Results from South America were solid and an effort was made to establish a “conservative risk position on soybeans” given the volatility of the market, he said.
Overall results for ADM’s nutrition segment fell in the fourth quarter, but not for the full year, the company said. In the final quarter of 2017, the company saw returns of $73m, which dropped to $62m.
Within the segment, the drop stemmed from animal nutrition, which brought in $17m in 2017 and $3m for the same period of 2018, the company said. In total for the year, in 2018, animal nutrition’s operating profit was $21m, down from $33m during 2017.
Production issues and compressed margins for amino acids affected the animal nutrition business, said Young.
Quick look at 2019
Looking at the origination so far in the first quarter of 2019, the anticipation is for positive carries for the North American grain business and better year-over-year results for the American River Transportation Company (ARTCO) even with a partial offset from margins in global trade, said Young.
“Overall, we expect first quarter 2019 origination results to be significantly higher than the first quarter of 2018,” he said.
For oilseeds, the first quarter of 2019 is antiquated to bring lower results than the strong quarter that started 2018, he said. “Crushing and origination should see continuing strong volumes and contributions from our investments in Algar, SoyVen and North American plan expansions,” he added.
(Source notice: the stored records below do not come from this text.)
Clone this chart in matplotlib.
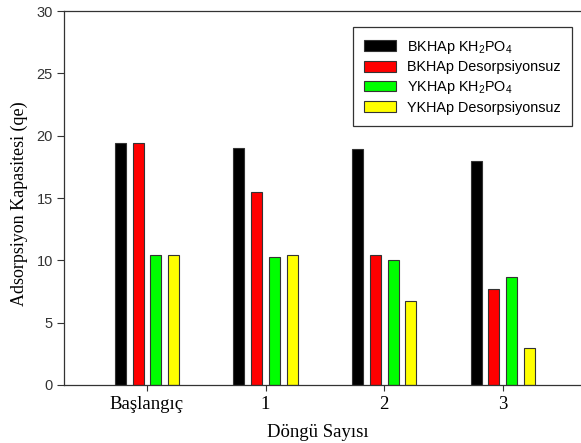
import matplotlib
matplotlib.use("Agg")
import matplotlib.pyplot as plt
import numpy as np

plt.rcParams['mathtext.fontset'] = 'custom'
plt.rcParams['mathtext.rm'] = 'Liberation Sans'

categories = ["Başlangıç", "1", "2", "3"]
series_labels = [r"BKHAp KH$_\mathregular{2}$PO$_\mathregular{4}$",
                 "BKHAp Desorpsiyonsuz",
                 r"YKHAp KH$_\mathregular{2}$PO$_\mathregular{4}$",
                 "YKHAp Desorpsiyonsuz"]
bkhap_kh2po4 = [19.4, 19.0, 18.9, 18.0]
bkhap_desorp = [19.4, 15.5, 10.4, 7.7]
ykhap_kh2po4 = [10.4, 10.3, 10.0, 8.7]
ykhap_desorp = [10.4, 10.4, 6.7, 3.0]
colors = ["#000000", "#ff0000", "#00ff00", "#ffff00"]

fig = plt.figure(figsize=(5.81, 4.43), dpi=100)
ax = fig.add_axes([64/581, 58/443, 517/581, 374/443])

x = np.arange(len(categories))
step = 0.15
width = 0.093
for i, (vals, lab, c) in enumerate(zip([bkhap_kh2po4, bkhap_desorp, ykhap_kh2po4, ykhap_desorp], series_labels, colors)):
    ax.bar(x + (i - 1.5) * step, vals, width, color=c, edgecolor="#333333", linewidth=0.8, label=lab)

ax.set_xlim(-0.70, 3.66)
ax.set_ylim(0, 30)
ax.set_yticks([0, 5, 10, 15, 20, 25, 30])
ax.set_xticks(x)
ax.set_xticklabels(categories, family="Liberation Serif", fontsize=13.5)
for t in ax.get_yticklabels():
    t.set_family("Liberation Sans")
    t.set_fontsize(10.5)
    t.set_color("#333333")
ax.tick_params(axis='y', direction='out', length=5, width=0.8, color="#333333", pad=3)
ax.tick_params(axis='x', direction='out', length=4, width=0.8, color="#333333", pad=4)
ax.spines['right'].set_visible(False)
for s in ['left', 'bottom', 'top']:
    ax.spines[s].set_color("#333333")
    ax.spines[s].set_linewidth(0.9)

ax.set_ylabel("Adsorpsiyon Kapasitesi (qe)", family="Liberation Serif", fontsize=13, labelpad=6, y=0.485)
ax.set_xlabel("Döngü Sayısı", family="Liberation Serif", fontsize=13.5, labelpad=8, x=0.49)

leg = ax.legend(loc="upper right", bbox_to_anchor=(0.983, 0.957), borderaxespad=0,
                prop={"family": "Liberation Sans", "size": 10.4}, fancybox=False,
                edgecolor="#333333", framealpha=1, handlelength=2.2, handleheight=0.75,
                labelspacing=0.32, borderpad=0.8, handletextpad=0.75)
leg.get_frame().set_linewidth(0.9)

fig.savefig("out.png", dpi=100)
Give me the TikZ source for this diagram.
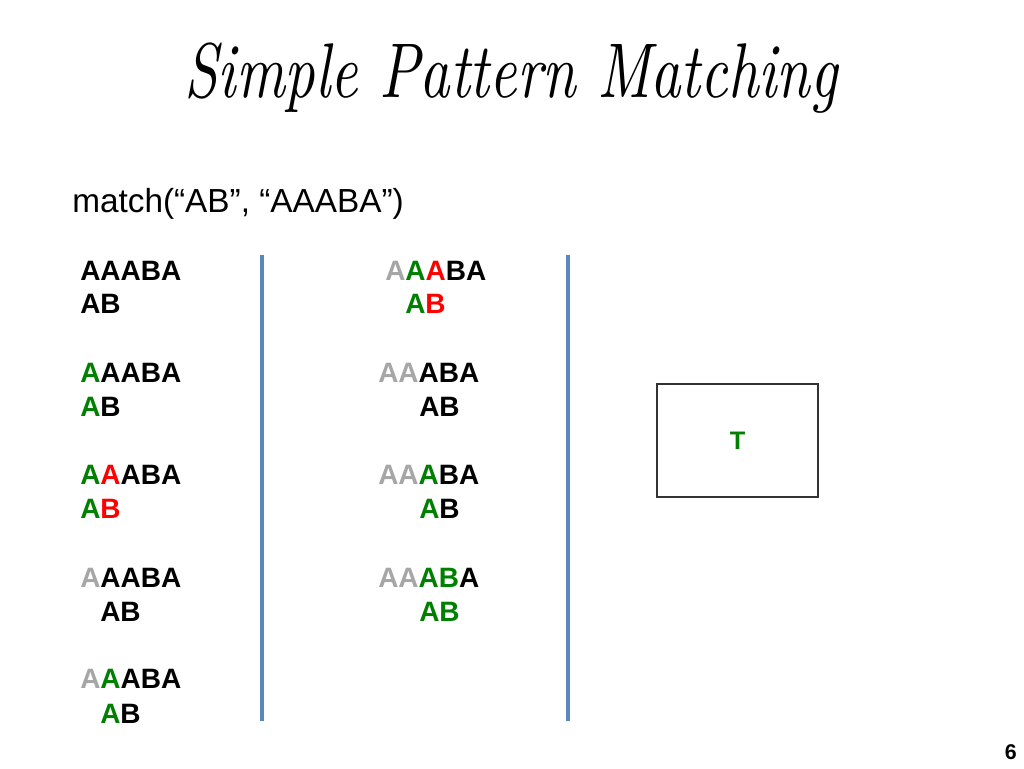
\documentclass[tikz,border=0pt]{standalone}
\usepackage{fontspec}
\usepackage{graphicx}
\newfontfamily\arialf{Liberation Sans}
\definecolor{mygreen}{RGB}{0,128,0}
\definecolor{myred}{RGB}{255,0,0}
\definecolor{mygray}{RGB}{166,166,166}
\definecolor{myblue}{RGB}{90,135,190}
\newcommand\Gr[1]{\textcolor{mygreen}{#1}}
\newcommand\Rd[1]{\textcolor{myred}{#1}}
\newcommand\Gy[1]{\textcolor{mygray}{#1}}
\tikzset{
  row/.style={anchor=base west, inner sep=0pt, font=\arialf\bfseries\fontsize{21}{25}\selectfont},
  sepline/.style={draw=myblue, line width=2.8pt},
}
\begin{document}
\begin{tikzpicture}[x=0.75pt,y=-0.75pt]
\useasboundingbox[fill=white] (0,0) rectangle (1024,768);
% title
\node[anchor=base, inner sep=0pt] (title) at (511,97) {\resizebox{490pt}{41pt}{\itshape Simple Pattern Matching}};
\node[anchor=base west, inner sep=0pt, font=\arialf\fontsize{25}{30}\selectfont] (call) at (72,212) {match(“AB”, “AAABA”)};
% left column
\node[row] (l1a) at (80,280) {AAABA};
\node[row] (l1b) at (80,313) {AB};
\node[row] (l2a) at (80,382) {\Gr{A}AABA};
\node[row] (l2b) at (80,416) {\Gr{A}B};
\node[row] (l3a) at (80,484) {\Gr{A}\Rd{A}ABA};
\node[row] (l3b) at (80,518) {\Gr{A}\Rd{B}};
\node[row] (l4a) at (80,587) {\Gy{A}AABA};
\node[row] (l4b) at (100,621) {AB};
\node[row] (l5a) at (80,688) {\Gy{A}\Gr{A}ABA};
\node[row] (l5b) at (100,723) {\Gr{A}B};
% middle column
\node[row] (m1a) at (385,280) {\Gy{A}\Gr{A}\Rd{A}BA};
\node[row] (m1b) at (405,313) {\Gr{A}\Rd{B}};
\node[row] (m2a) at (378,382) {\Gy{AA}ABA};
\node[row] (m2b) at (419,416) {AB};
\node[row] (m3a) at (378,484) {\Gy{AA}\Gr{A}BA};
\node[row] (m3b) at (419,518) {\Gr{A}B};
\node[row] (m4a) at (378,587) {\Gy{AA}\Gr{AB}A};
\node[row] (m4b) at (419,621) {\Gr{AB}};
% separators
\coordinate (s1t) at (262,255); \coordinate (s1b) at (262,721);
\coordinate (s2t) at (568,255); \coordinate (s2b) at (568,721);
\draw[sepline] (s1t) -- (s1b);
\draw[sepline] (s2t) -- (s2b);
% result box
\node[draw=black!80, line width=0.9pt, minimum width=120.75pt, minimum height=84.75pt, inner sep=0pt] (box) at (737.5,440.5) {};
\node[inner sep=0pt, font=\arialf\bfseries\fontsize{19}{22}\selectfont, text=mygreen] (T) at (box.center) {T};
% page number
\node[anchor=base east, inner sep=0pt, font=\arialf\bfseries\fontsize{16}{19}\selectfont] (pg) at (1017,759) {6};
\end{tikzpicture}
\end{document}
The nutrition segment is anticipated to see improved profits in the start of 2019 compared to the first quarter of 2018, he said. The prediction is based on expected growth in sales and margin along with contributions from Protexin, Rodelle and Neovia.
“In summary, for the first quarter of 2019 for all of our business units combined, we expect overall segment operating profit to be significantly higher year-over-year if you exclude the $120m of benefits from the retroactive biodiesel tax credit recognized in the first quarter of 2018,” Young said.